Jetpack Joyride is an addictive little iOS game that manages to deliver a compelling experience that's both worthwhile and rewarding. The game strays away from the model that plagued mobile titles in the past, and though it's certainly a simple game with intuitive controls, it still manages to capture gamers' attention and give them a reason to care about the mobile gaming scene.

Now, developer Halfbrick is taking the addictive gem to Facebook to reach an even wider audience[...]

Continue reading: Jetpack Joyride Flies onto Facebook, Still Addictive...
 
Totally feel you. Here's hoping it still lands on Android. Since I'm still lugging around a cheap old phone, though, I'm grateful for the Facebook version.
 
Would've preferred an Android port first :(

I wouldn't bank on it. Android is kinda slowly dying as a gaming platform, mostly due to the discrepancy in hardwares (I'll give Apple their dues, streamlining their hardware is the way to go, even if their devices are overpriced to hell). Google should start doing something about it, and I remember there being plans.
 
I wouldn't bank on it. Android is kinda slowly dying as a gaming platform, mostly due to the discrepancy in hardwares (I'll give Apple their dues, streamlining their hardware is the way to go, even if their devices are overpriced to hell). Google should start doing something about it, and I remember there being plans.

Yeah the Android platform is a bit of a mess. I think some sort of baseline needs to be set on hardware. Carriers push out phones that barely can run the OS adequately. Gives the brand a bad name too... since a lot of people pin blame on Android and not the fact they bought a cheap phone.
 
Yeah the Android platform is a bit of a mess. I think some sort of baseline needs to be set on hardware. Carriers push out phones that barely can run the OS adequately. Gives the brand a bad name too... since a lot of people pin blame on Android and not the fact they bought a cheap phone.

You basically named everything that's wrong with the OS philosophy in one post - though that's the burden that came with being "open-source"

I'll give my example: I bought a Samsung Galaxy W back in January (1.4GHz single core, 512 RAM, Adreno 205 GPU) and it came shipped with Gingerbread 2.3.6. I bought a mid-low range phone that could handle Android 4.0 and I was pretty sure Samsung would update. They didn't. Also the stock ROM is goddamn mess. High RAM consumptiong that makes most 3D games unplayable (Sonic 4, GTA III) when they should run smoothly, even if the latter in lower detail.

This has been only barely fixed because a developer is working on CM9 for the phone (and with his help, I was able to pave the way for other devs to mod the stock ROM and make it much better, while CM9 isn't ready). But we shouldn't have to do that!

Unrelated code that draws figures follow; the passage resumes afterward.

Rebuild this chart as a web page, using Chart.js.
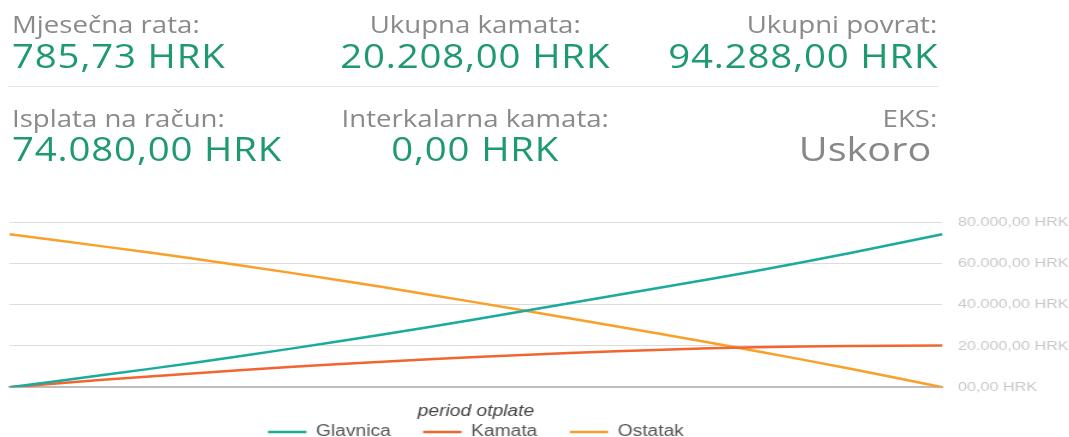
<!DOCTYPE html>
<html>
<head>
<meta charset="utf-8">
<script src="https://cdn.jsdelivr.net/npm/chart.js@4.4.1/dist/chart.umd.min.js"></script>
<style>
  html, body { margin: 0; padding: 0; background: #fff; overflow: hidden; }
  #page {
    position: relative;
    width: 891px;
    height: 437px;
    transform: scaleX(1.2);
    transform-origin: 0 0;
    font-family: "Open Sans", sans-serif;
  }
  .lbl, .val { position: absolute; line-height: 1; white-space: nowrap; }
  .lbl { font-size: 23px; color: #8a8a8a; }
  .val { font-size: 32px; color: #1e9a6e; letter-spacing: 0.7px; }
  .val.muted { color: #888; letter-spacing: 0; font-size: 33px; }
  .left { text-align: left; }
  .mid { text-align: center; width: 400px; }
  .right { text-align: right; width: 300px; }
  #sep { position: absolute; left: 7px; top: 86px; width: 775px; height: 1px; background: #e6e6e6; }
  #chartBox { position: absolute; left: 0; top: 195px; width: 891px; height: 242px; }
</style>
</head>
<body>
<div id="page">
  <div class="lbl left" style="left:10px; top:13px;">Mjesečna rata:</div>
  <div class="val left" style="left:10px; top:40px;">785,73 HRK</div>
  <div class="lbl mid" style="left:196px; top:13px;">Ukupna kamata:</div>
  <div class="val mid" style="left:196px; top:40px;">20.208,00 HRK</div>
  <div class="lbl right" style="left:481px; top:13px;">Ukupni povrat:</div>
  <div class="val right" style="left:482px; top:40px;">94.288,00 HRK</div>

  <div id="sep"></div>

  <div class="lbl left" style="left:10px; top:107px;">Isplata na račun:</div>
  <div class="val left" style="left:10px; top:133px;">74.080,00 HRK</div>
  <div class="lbl mid" style="left:196px; top:107px;">Interkalarna kamata:</div>
  <div class="val mid" style="left:196px; top:133px;">0,00 HRK</div>
  <div class="lbl right" style="left:481px; top:107px;">EKS:</div>
  <div class="val right muted" style="left:476px; top:132px;">Uskoro</div>

  <div id="chartBox"><canvas id="loanChart" width="891" height="242"></canvas></div>
</div>

<script>
// godine otplate (period otplate)
const periods = ["0", "1", "2", "3", "4", "5", "6", "7", "8", "9", "10"];

// vrijednosti očitane s grafa (HRK)
const glavnica = [0, 5900, 12000, 18600, 25600, 32900, 40700, 48400, 56300, 64900, 74080];
const kamata = [0, 3600, 6800, 9800, 12400, 14700, 16600, 18200, 19400, 20000, 20208];
const ostatak = [74080, 68200, 62100, 55500, 48500, 41100, 33400, 25700, 17600, 9100, 0];

const yTicks = [0, 20000, 40000, 60000, 80000];

/** Format HRK like the site does */
function formatHrk(value) {
  if (value === 0) return "00,00 HRK";
  const whole = Math.round(value)
    .toString()
    .replace(/\B(?=(\d{3})+(?!\d))/g, ".");
  return `${whole},00 HRK`;
}

const ctx = document.getElementById("loanChart").getContext("2d");

window.loanChartInstance = new Chart(ctx, {
  type: "line",
  data: {
    labels: periods,
    datasets: [
      {
        label: "Glavnica",
        data: glavnica,
        borderColor: "#1aab9b",
        backgroundColor: "#1aab9b",
        borderWidth: 2.5,
        pointRadius: 0,
        tension: 0.3,
        fill: false,
      },
      {
        label: "Kamata",
        data: kamata,
        borderColor: "#f2652f",
        backgroundColor: "#f2652f",
        borderWidth: 2.5,
        pointRadius: 0,
        tension: 0.3,
        fill: false,
      },
      {
        label: "Ostatak",
        data: ostatak,
        borderColor: "#f8a02a",
        backgroundColor: "#f8a02a",
        borderWidth: 2.5,
        pointRadius: 0,
        tension: 0.3,
        fill: false,
      },
    ],
  },
  options: {
    responsive: false,
    animation: false,
    layout: {
      padding: { left: 8, right: -12.5, top: 27, bottom: -4 },
    },
    scales: {
      x: {
        grid: { display: false },
        border: { display: true, color: "#bdbdbd", width: 2 },
        ticks: { display: false },
        title: {
          display: true,
          text: "period otplate",
          color: "#444",
          font: { family: "Arial", size: 16, style: "italic" },
          // negative bottom pushes the title down next to the legend
          padding: { top: 6.7, bottom: -24.2 },
        },
      },
      y: {
        position: "right",
        min: 0,
        max: 80000,
        afterBuildTicks: (axis) => {
          axis.ticks = yTicks.map((v) => ({ value: v }));
        },
        grid: { color: "#dcdcdc", drawTicks: false },
        border: { display: false },
        ticks: {
          padding: 13,
          color: "#c8c8c8",
          font: { family: "Arial", size: 13.5 },
          callback: (value) => formatHrk(value),
        },
      },
    },
    plugins: {
      legend: {
        position: "bottom",
        fullSize: false,
        maxHeight: 44,
        labels: {
          usePointStyle: true,
          pointStyle: "line",
          pointStyleWidth: 32,
          color: "#555",
          padding: 27,
          font: { family: "Arial", size: 16 },
        },
      },
      tooltip: { enabled: false },
    },
  },
});
</script>
</body>
</html>
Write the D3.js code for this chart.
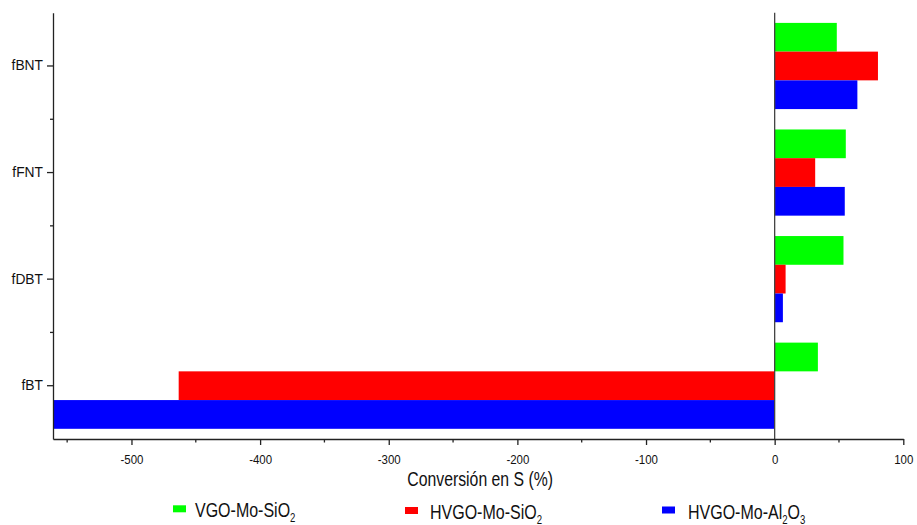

They clutter the phones with proprietary software (custom launchers and frameworks built into the OS) and when a new version of Android comes out they go: "Oh we can't update it, the phone wouldn't be able to handle it.." IT WOULD, if you didn't clutter it with shit people remove when they get root on their phones.

This is why people should get Google Android phones, if you want the best Android experience, it IS the best choice. Although my phone is much better at this point, I regret I didn't wait and get a Nexus S.